A brain tumor removed from a 26-year-old Ph.D. student turned out to be an "evil twin" in the form of a teratoma — a kind of tumor with different types of tissue, including hair, teeth and bone.

The extremely rare tumors are thought to arise when cells of an embryonic twin are absorbed in the body of a developing fetus.

Yamini Karanam, a student at Indiana University's School of Informatics, went to doctors when she suddenly started having trouble in school, was failing to understand basic information and having trouble communicating with friends and school colleagues.

After six months visiting a number of neurologists and neurosurgeons across the country in search of an answer, specialists told Karanam they had detected what they thought was a cyst or tumor on her pineal gland, located deep within the center of the brain.

Surgery to remove it would be risky, she was told, but she located a surgeon in Los Angeles, Dr. Hrayr Shahinian, who specializes in extracting tumors from deep within the brain using minimally invasive "keyhole" techniques.

The surgery was a success, but things turned strange when Shahinian realized that what he had removed wasn't any kind of usual tumor; it was a teratoma, a clump of bone, hair and teeth tissue.

After surgery, when she awoke, Karanam was shocked when she learned of the tumor and the "evil twin sister who's been torturing me for the past 26 years," she said in an interview.

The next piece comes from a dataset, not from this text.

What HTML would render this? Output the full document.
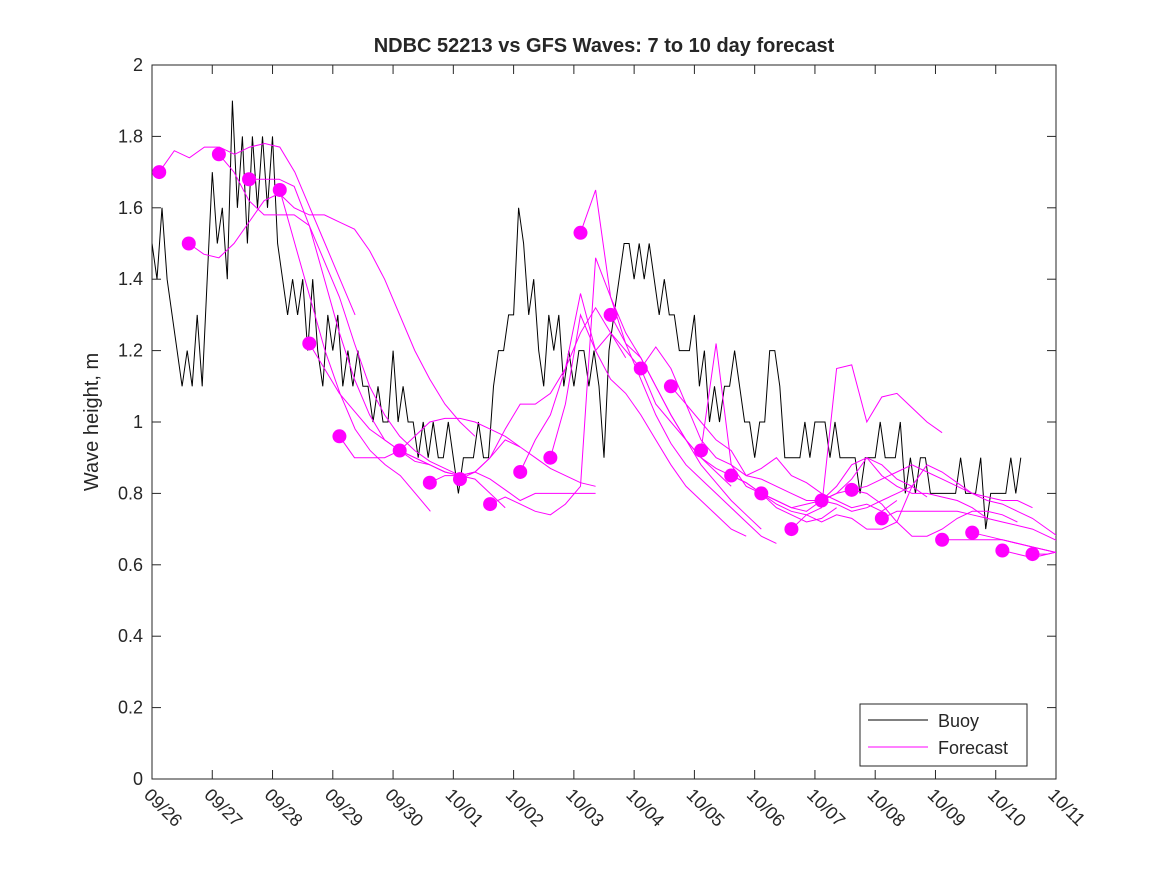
<!DOCTYPE html>
<html><head><meta charset="utf-8"><style>
body{margin:0;background:#fff;}
svg text{font-family:"Liberation Sans","DejaVu Sans",sans-serif;fill:#262626;}
</style></head><body>
<svg id="c" width="1167" height="875">
<rect width="1167" height="875" fill="#fff"/>
<text x="604" y="52" text-anchor="middle" font-size="20" font-weight="bold">NDBC 52213 vs GFS Waves: 7 to 10 day forecast</text>
<text transform="translate(98,422) rotate(-90)" text-anchor="middle" font-size="20">Wave height, m</text>
<g id="plot"></g>
</svg>
<script>
const dateLabels=["09/26","09/27","09/28","09/29","09/30","10/01","10/02","10/03","10/04","10/05","10/06","10/07","10/08","10/09","10/10","10/11"];
const yTicks=[0,0.2,0.4,0.6,0.8,1,1.2,1.4,1.6,1.8,2];
const yTickLabels=["0","0.2","0.4","0.6","0.8","1","1.2","1.4","1.6","1.8","2"];
const buoyStep=1/12;
const buoyValues=[1.5,1.4,1.6,1.4,1.3,1.2,1.1,1.2,1.1,1.3,1.1,1.4,
1.7,1.5,1.6,1.4,1.9,1.6,1.8,1.5,1.8,1.6,1.8,1.6,
1.8,1.5,1.4,1.3,1.4,1.3,1.4,1.2,1.4,1.2,1.1,1.3,
1.2,1.3,1.1,1.2,1.1,1.2,1.1,1.1,1.0,1.1,1.0,1.0,
1.2,1.0,1.1,1.0,1.0,0.9,1.0,0.9,1.0,0.9,0.9,1.0,
0.9,0.8,0.9,0.9,0.9,1.0,0.9,0.9,1.1,1.2,1.2,1.3,
1.3,1.6,1.5,1.3,1.4,1.2,1.1,1.3,1.2,1.3,1.1,1.2,
1.1,1.2,1.2,1.1,1.2,1.1,0.9,1.2,1.3,1.4,1.5,1.5,
1.4,1.5,1.4,1.5,1.4,1.3,1.4,1.3,1.3,1.2,1.2,1.2,
1.3,1.1,1.2,1.0,1.1,1.0,1.1,1.1,1.2,1.1,1.0,1.0,
0.9,1.0,1.0,1.2,1.2,1.1,0.9,0.9,0.9,0.9,1.0,0.9,
1.0,1.0,1.0,0.9,1.0,0.9,0.9,0.9,0.9,0.8,0.9,0.9,
0.9,1.0,0.9,0.9,0.9,1.0,0.8,0.9,0.8,0.9,0.9,0.8,
0.8,0.8,0.8,0.8,0.8,0.9,0.8,0.8,0.8,0.9,0.7,0.8,
0.8,0.8,0.8,0.9,0.8,0.9];
const dotDays=[0.12,0.61,1.11,1.61,2.12,2.61,3.11,4.11,4.61,5.11,5.61,6.11,6.61,7.11,7.61,8.11,8.61,9.11,9.61,10.11,10.61,11.11,11.61,12.11,13.11,13.61,14.11,14.61];
const dotValues=[1.70,1.50,1.75,1.68,1.65,1.22,0.96,0.92,0.83,0.84,0.77,0.86,0.90,1.53,1.30,1.15,1.10,0.92,0.85,0.80,0.70,0.78,0.81,0.73,0.67,0.69,0.64,0.63];
const fcStep=0.25;
const fcStarts=dotDays;
const fcValues=[
[1.70,1.76,1.74,1.77,1.77,1.75,1.77,1.78,1.77,1.7,1.6,1.5,1.4,1.3],
[1.50,1.47,1.46,1.50,1.56,1.62,1.64,1.60,1.58,1.58,1.56,1.54,1.48,1.40,1.30,1.20,1.12,1.05,1.00,0.96],
[1.75,1.70,1.62,1.58,1.58,1.58,1.55,1.45,1.35,1.22,1.10,1.02,0.96,0.92,0.89,0.87,0.85],
[1.68,1.68,1.68,1.66,1.55,1.40,1.25,1.12,1.02,0.95,0.92,0.90,0.88],
[1.65,1.50,1.35,1.20,1.08,0.98,0.92,0.88,0.85,0.80,0.75],
[1.22,1.15,1.08,1.03,0.98,0.95,0.92,0.90,0.88,0.86,0.85,0.84,0.80,0.76],
[0.96,0.90,0.90,0.90,0.92,0.96,1.00,1.01,1.01,1.00,0.98,0.96,0.93],
[0.92,0.89,0.88,0.86,0.85,0.86,0.90,0.95,0.93,0.90,0.87,0.85,0.83,0.82],
[0.83,0.85,0.85,0.86,0.90,0.98,1.05,1.05,1.08,1.15,1.25,1.32,1.25,1.18],
[0.84,0.86,0.84,0.81,0.78,0.80,0.80,0.80,0.80,0.80],
[0.77,0.79,0.77,0.75,0.74,0.77,0.82,1.46,1.35,1.25,1.18,1.10,1.02,0.95,0.90,0.86,0.82],
[0.86,0.95,1.02,1.15,1.36,1.20,1.25,1.20,1.15,1.05,1.00,0.95,0.88,0.83,0.78,0.74,0.70],
[0.90,1.05,1.30,1.20,1.12,1.08,1.02,0.95,0.88,0.82,0.78,0.74,0.70,0.68],
[1.53,1.65,1.35,1.22,1.12,1.02,0.94,0.88,0.84,0.80,0.76,0.72,0.68,0.66],
[1.30,1.22,1.18,1.10,1.02,0.95,0.90,0.87,0.85,0.83,0.80,0.76,0.74,0.72,0.73,0.76],
[1.15,1.21,1.15,1.05,1.00,0.95,0.92,0.85,0.87,0.90,0.85,0.83,0.80,0.78,0.76,0.77,0.75,0.78],
[1.1,1.05,0.95,0.90,0.88,0.85,0.84,0.82,0.80,0.78,0.78,0.77,0.75,0.76,0.78,0.80,0.82],
[0.92,1.22,0.88,0.82,0.80,0.78,0.76,0.77,0.78,0.80,0.84,0.90,0.88,0.84,0.82,0.79],
[0.85,0.83,0.80,0.77,0.75,0.74,0.76,1.15,1.16,1.00,1.07,1.08,1.04,1.00,0.97],
[0.80,0.78,0.76,0.75,0.78,0.82,0.88,0.90,0.85,0.82,0.80,0.80,0.79,0.78,0.76,0.73],
[0.70,0.74,0.72,0.74,0.73,0.70,0.70,0.72,0.82,0.88,0.86,0.83,0.80,0.79,0.78,0.78,0.76],
[0.78,0.80,0.81,0.82,0.84,0.86,0.88,0.86,0.84,0.82,0.80,0.78,0.77,0.75,0.73,0.70,0.67,0.65,0.62,0.59],
[0.81,0.80,0.77,0.72,0.68,0.68,0.70,0.73,0.75,0.75,0.74,0.72],
[0.73,0.75,0.75,0.75,0.75,0.75,0.74,0.73,0.72,0.71,0.70,0.68,0.66,0.64,0.63,0.62],
[0.67,0.67,0.67,0.67,0.67,0.66,0.65,0.64,0.63,0.62,0.61,0.60,0.60,0.61],
[0.69,0.68,0.67,0.66,0.65,0.64,0.63,0.64,0.65,0.66],
[0.64,0.63,0.62,0.63,0.64,0.65,0.64],
[0.63,0.63,0.64,0.66]];

const NS="http://www.w3.org/2000/svg";
const L=152,R=1056,T=65,B=779,DAYS=15;
const xs=t=>L+(R-L)*t/DAYS;
const ys=v=>B-(B-T)*v/2;
const g=document.getElementById('plot');
function mk(tag,attrs,parent){const e=document.createElementNS(NS,tag);for(const k in attrs)e.setAttribute(k,attrs[k]);(parent||g).appendChild(e);return e;}
const cp=mk('clipPath',{id:'cl'});mk('rect',{x:L,y:T,width:R-L,height:B-T},cp);
const box=mk('rect',{x:L,y:T,width:R-L,height:B-T,fill:'none',stroke:'#262626','stroke-width':1});


yTicks.forEach((v,i)=>{
  const y=ys(v);
  mk('line',{x1:L,x2:L+9,y1:y,y2:y,stroke:'#262626'});
  mk('line',{x1:R,x2:R-9,y1:y,y2:y,stroke:'#262626'});
  const t=mk('text',{x:L-9,y:y+6,'text-anchor':'end','font-size':18});
  t.textContent=yTickLabels[i];
  
  
});
dateLabels.forEach((d,i)=>{
  const x=xs(i);
  mk('line',{x1:x,x2:x,y1:B,y2:B-9,stroke:'#262626'});
  mk('line',{x1:x,x2:x,y1:T,y2:T+9,stroke:'#262626'});
  const t=mk('text',{transform:`translate(${x-9},${B+17}) rotate(45)`,'font-size':18});
  t.textContent=d;
  
  
});
const pg=mk('g',{'clip-path':'url(#cl)'});
const bpts=buoyValues.map((v,i)=>xs(i*buoyStep).toFixed(1)+','+ys(v).toFixed(1)).join(' ');
const bl=mk('polyline',{points:bpts,fill:'none',stroke:'#000','stroke-width':1},pg);


fcValues.forEach((arr,k)=>{
  const pts=arr.map((v,i)=>xs(fcStarts[k]+i*fcStep).toFixed(1)+','+ys(v).toFixed(1)).join(' ');
  const p=mk('polyline',{points:pts,fill:'none',stroke:'#ff00ff','stroke-width':1},pg);
  
  
});
dotDays.forEach((t,i)=>{
  const c=mk('circle',{cx:xs(t),cy:ys(dotValues[i]),r:7,fill:'#ff00ff'},pg);
  
  
});
const lg=mk('g',{});


mk('rect',{x:860,y:704,width:167,height:62,fill:'#fff',stroke:'#262626'},lg);
mk('line',{x1:868,x2:928,y1:720,y2:720,stroke:'#000'},lg);
mk('line',{x1:868,x2:928,y1:747,y2:747,stroke:'#ff00ff'},lg);
const t1=mk('text',{x:938,y:727,'font-size':18},lg);t1.textContent='Buoy';


const t2=mk('text',{x:938,y:754,'font-size':18},lg);t2.textContent='Forecast';


</script>
</body></html>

Such teratomas have puzzled medical experts for more than 100 years; the consensus is that they are probably one of a pair of twins that stops developing while still an embryo and is absorbed into the surviving sibling's body in the womb.

While they are sometimes detected after birth — sometimes teratomas can be quite large and attached to the newborn like a portion of a conjoined twin — smaller teratomas can escape detection well into adulthood.

While it can't be positively confirmed Karanam's tumor was a teratoma of a twin, it would likely have been fatal without the surgery to remove it.

Teratomas remain incredibly rare, says Shahinian.

"This is my second one," he said of Karanam's intracranial teratoma, "and I've probably taken out 7,000 or 8,000 brain tumors."

Tests have confirmed that the tumor was benign, and her doctors have told her she can expect a full recovery, Karanam says on her blog.